On Wed, Apr 25, 2018 at 12:04:29PM +0200, Daniel Vetter wrote:
Coordinating the backport of a trivial helper in the arm tree is not the end of the world. Really, this cowboy attitude is a good reason why graphics folks have such a bad rep. You keep poking into random kernel internals, don't talk to anoyone and then complain if people are upset. This shouldn't be surprising.
Not really agreeing on the cowboy thing. The fundamental problem is that the dma api provides abstraction that seriously gets in the way of writing a gpu driver. Some examples:
So talk to other people. Maybe people share your frustation. Or maybe other people have a way to help.
- We never want bounce buffers, ever. dma_map_sg gives us that, so there's hacks to fall back to a cache of pages allocated using dma_alloc_coherent if you build a kernel with bounce buffers.
get_required_mask() is supposed to tell you if you are safe. However we are missing lots of implementations of it for iommus so you might get some false negatives, improvements welcome. It's been on my list of things to fix in the DMA API, but it is nowhere near the top.
- dma api hides the cache flushing requirements from us. GPUs love non-snooped access, and worse give userspace control over that. We want a strict separation between mapping stuff and flushing stuff. With the IOMMU api we mostly have the former, but for the later arch maintainers regularly tells they won't allow that. So we have drm_clflush.c.
The problem is that a cache flushing API entirely separate is hard. That being said if you look at my generic dma-noncoherent API series it tries to move that way. So far it is in early stages and apparently rather buggy unfortunately.
- dma api hides how/where memory is allocated. Kinda similar problem, except now for CMA or address limits. So either we roll our own allocators and then dma_map_sg (and pray it doesn't bounce buffer), or we use dma_alloc_coherent and then grab the sgt to get at the CMA allocations because that's the only way. Which sucks, because we can't directly tell CMA how to back off if there's some way to make CMA memory available through other means (gpus love to hog all of memory, so we have shrinkers and everything).

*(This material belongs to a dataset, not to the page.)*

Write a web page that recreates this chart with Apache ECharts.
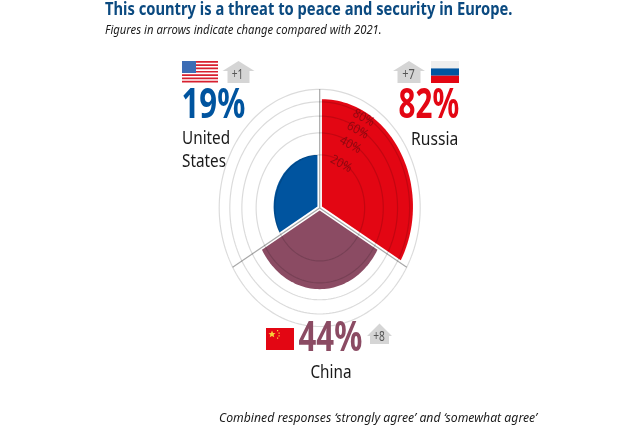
<!DOCTYPE html>
<html><head><meta charset="utf-8">
<style>html,body{margin:0;padding:0;background:#fff}#c{width:640px;height:430px}</style>
<script src="https://cdn.jsdelivr.net/npm/echarts@6/dist/echarts.min.js"></script>
</head><body><div id="c"></div>
<script>
const countries = ['Russia', 'China', 'United States'];
const shares = [82, 44, 19];
const changes = ['+7', '+8', '+1'];
const colors = ['#e30613', '#8b4b63', '#00549f'];
const ringValues = [20, 40, 60, 80, 100];
const ringLabels = [20, 40, 60, 80];
const spokeAngles = [0, 120, 240];
const titleText = 'This country is a threat to peace and security in Europe.';
const subtitleText = 'Figures in arrows indicate change compared with 2021.';
const noteText = 'Combined responses \u2018strongly agree\u2019 and \u2018somewhat agree\u2019';

const FONT = '"Noto Sans", sans-serif';
const rad = d => d * Math.PI / 180;
// Area-proportional radial scale: radius = sqrt(share)
const radius = pct => Math.sqrt(pct / 100);
const polar = (r, deg) => [r * Math.sin(rad(deg)), r * Math.cos(rad(deg))];
const unit = (pct, deg) => polar(radius(pct), deg);

function txt(text, x, y, size, fill, o) {
  o = o || {};
  return {type: 'text', x, y, scaleX: o.sx || 1, scaleY: o.sy || 1, z: 10,
    style: {text, fill, align: o.align || 'left', verticalAlign: 'middle',
      font: (o.style || '') + ' ' + (o.weight || '') + ' ' + size + 'px ' + FONT}};
}
function house(cx, top, shoulder, bottom, halfW, halfBody) {
  return {type: 'polygon', z: 5, shape: {points: [[cx, top], [cx + halfW, shoulder], [cx + halfBody, shoulder], [cx + halfBody, bottom], [cx - halfBody, bottom], [cx - halfBody, shoulder], [cx - halfW, shoulder]]}, style: {fill: '#d5d5d5'}};
}
function rect(x, y, w, h, fill) { return {type: 'rect', z: 5, shape: {x, y, width: w, height: h}, style: {fill}}; }

const flagUS = [rect(182, 61, 36, 22, '#fff')];
for (let i = 0; i < 7; i++) flagUS.push(rect(182, 61 + i * 3.3, 36, 1.7, '#d8202f'));
flagUS.push(rect(182, 61, 14, 12, '#3d6db5'));
const flagRU = [rect(431, 61, 28, 7.4, '#eeeeee'), rect(431, 68.4, 28, 7.3, '#00549f'), rect(431, 75.7, 28, 7.3, '#e30613')];
const flagCN = [rect(266, 328, 28, 22, '#e30613'),
  {type: 'polygon', z: 6, shape: {points: [[272, 330.5], [273, 333], [275.5, 333.2], [273.6, 334.8], [274.3, 337.3], [272, 336], [269.7, 337.3], [270.4, 334.8], [268.5, 333.2], [271, 333]]}, style: {fill: '#f7d23a'}},
  rect(277, 330, 1.2, 1.2, '#f7d23a'), rect(278.5, 332.5, 1.2, 1.2, '#f7d23a'), rect(278.5, 335.2, 1.2, 1.2, '#f7d23a'), rect(277, 337.5, 1.2, 1.2, '#f7d23a')];

const graphics = [
  txt(titleText, 105, 9.5, 16, '#0b4a80', {weight: 'bold', sx: 0.92, sy: 1.1}),
  txt(subtitleText, 105, 30.5, 12, '#1a1a1a', {style: 'italic', sx: 0.94, sy: 1.1}),
  txt(noteText, 219, 418, 12, '#1a1a1a', {style: 'italic', sx: 1.02, sy: 1.1}),
  ...flagUS, ...flagRU, ...flagCN,
  house(238.5, 61, 71, 83, 16, 11), house(409, 61, 71, 83, 16, 11.5), house(379.5, 323.5, 336, 344, 12.5, 9.5),
  txt(changes[2], 237.5, 75, 12, '#555', {align: 'center', sx: .85, sy: 1.15}),
  txt(changes[0], 408.5, 75, 13, '#555', {align: 'center', sx: .85, sy: 1.15}),
  txt(changes[1], 379, 337, 12, '#555', {align: 'center', sx: .85, sy: 1.15}),
  txt(shares[2] + '%', 181.5, 106, 38, colors[2], {weight: 'bold', sx: .82, sy: 1.08}),
  txt(shares[0] + '%', 398.5, 106, 38, colors[0], {weight: 'bold', sx: .78, sy: 1.08}),
  txt(shares[1] + '%', 298.5, 339, 38, colors[1], {weight: 'bold', sx: .82, sy: 1.08}),
  txt('United', 182, 139, 17, '#1a1a1a', {sx: .9, sy: 1.1}),
  txt('States', 182, 162, 17, '#1a1a1a', {sx: .9, sy: 1.1}),
  txt(countries[0], 411, 140, 17, '#1a1a1a', {sx: .92, sy: 1.1}),
  txt(countries[1], 331, 373, 17, '#1a1a1a', {align: 'center', sx: .9, sy: 1.1})
];

const GAP = 2.6;
const chart = echarts.init(document.getElementById('c'), null, {renderer: 'canvas'});
chart.setOption({
  animation: false,
  backgroundColor: '#fff',
  graphic: graphics,
  grid: {left: 219.2, right: 219.8, top: 89.3, bottom: 103.5},
  xAxis: {type: 'value', min: -1, max: 1, show: false},
  yAxis: {type: 'value', min: -1, max: 1, show: false},
  series: [
    {type: 'custom', coordinateSystem: 'cartesian2d', clip: false, z: 1,
      data: spokeAngles.map(a => [a]),
      encode: {x: 0, y: 0},
      renderItem: (p, api) => {
        const a = api.value(0);
        const c = api.coord([0, 0]), e = api.coord(unit(100, a));
        return {type: 'line', shape: {x1: c[0], y1: c[1], x2: e[0], y2: e[1]}, style: {stroke: '#a8a8a8', lineWidth: 1.2}};
      }},
    {type: 'custom', coordinateSystem: 'cartesian2d', clip: false, z: 2,
      data: shares.map((v, i) => [v, i]),
      encode: {x: 0, y: 0},
      renderItem: (p, api) => {
        const v = api.value(0), i = api.value(1);
        const start = i * 120, mid = start + 60;
        const dx = GAP * Math.sin(rad(mid)), dy = -GAP * Math.cos(rad(mid));
        const c = api.coord([0, 0]);
        const pts = [[c[0] + dx, c[1] + dy]];
        for (let d = start; d <= start + 120; d += 2) {
          const q = api.coord(unit(v, d));
          pts.push([q[0] + dx, q[1] + dy]);
        }
        return {type: 'polygon', shape: {points: pts}, style: {fill: colors[i]}};
      }},
    {type: 'custom', coordinateSystem: 'cartesian2d', clip: false, z: 3,
      data: ringValues.map(v => [v]),
      encode: {x: 0, y: 0},
      renderItem: (p, api) => {
        const v = api.value(0), pts = [];
        for (let d = 0; d <= 360; d += 2) pts.push(api.coord(unit(v, d)));
        return {type: 'polyline', shape: {points: pts}, style: {stroke: 'rgba(0,0,0,0.14)', lineWidth: 1.2, fill: 'none'}};
      }},
    {type: 'custom', coordinateSystem: 'cartesian2d', clip: false, z: 4,
      data: ringLabels.map(v => [v]),
      encode: {x: 0, y: 0},
      renderItem: (p, api) => {
        const v = api.value(0), q = api.coord(polar(radius(v) - 0.02, 30));
        return {type: 'text', x: q[0], y: q[1], rotation: -0.5, scaleX: .95, scaleY: 1.05,
          style: {text: v + '%', x: 0, y: 0, align: 'center', verticalAlign: 'middle', fill: 'rgba(90,10,15,0.6)', font: '12px ' + FONT}};
      }}
  ]
});
</script></body></html>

If you really care about doing explicitly cache flushing anyway (see above) allocating your own memory and mapping it where needed is by far the superior solution. On cache coherent architectures dma_alloc_coherent is nothing but allocate memory + dma_map_single. On non coherent allocations the memory might come through a special pool or must be used through a special virtual address mapping that is set up either statically or dynamically. For that case splitting allocation and mapping is a good idea in many ways, and I plan to move towards that once the number of dma mapping implementations is down to a reasonable number so that it can actually be done.